Posted by: P.S. Ruckman, Jr. | Jan 30, 2014 10:11:41 PM
Prof. Ruckman --
I don't disagree with a single word in your comment, but be of good cheer. I've been inside the Beltway for a long time, and all my instincts tell me many more pardons will be coming. Mark your calendar for the day after election day.
Posted by: Bill Otis | Jan 30, 2014 10:20:22 PM
It was a well done speech on a difficult topic politically. It does not offend a prosecutor who worked diligently to put some drug offender away for a life sentence to later consider commutation. By offend, I mean to commute the inmate does not detract from a job well done. Justice might have been done at the time of sentencing. But there are other outlets to let some guys off the hook after many years and to get the prison rolls down some.

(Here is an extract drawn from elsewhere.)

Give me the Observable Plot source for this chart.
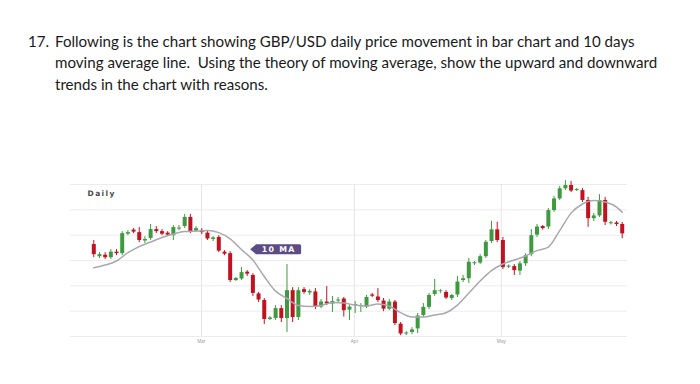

Posted by: Liberty1st | Jan 30, 2014 10:33:36 PM
Betting on a higher number of pardons in the fourth and final year of any term is, historically speaking, a pretty safe bet. Expecting a huge pile at the very last minute (days, weeks) ... maybe not such a wise wager - George Washington's quirky behavior notwithstanding. It would not cheer me to see "many" per se, especially all bunched up at the end. That kind of behavior, in my view, attracts well deserved scrutiny and criticism. However, it would be something to see well thought out, carefully explained, systematic decision making, based on defensible policy goals. When all is said and done, frankly, I do not expect to be impressed, or very much pleased. I know some that are interested in this topic are want - with this latest commentary - to shoot off fireworks, for a variety of reasons. I just would not be one of those persons. The DOJ wants more commutations but just doesn't have enough applications? Doesn't pass the smell test. I am amazed no one in the media has noted the record number of commutation applications in 2013 !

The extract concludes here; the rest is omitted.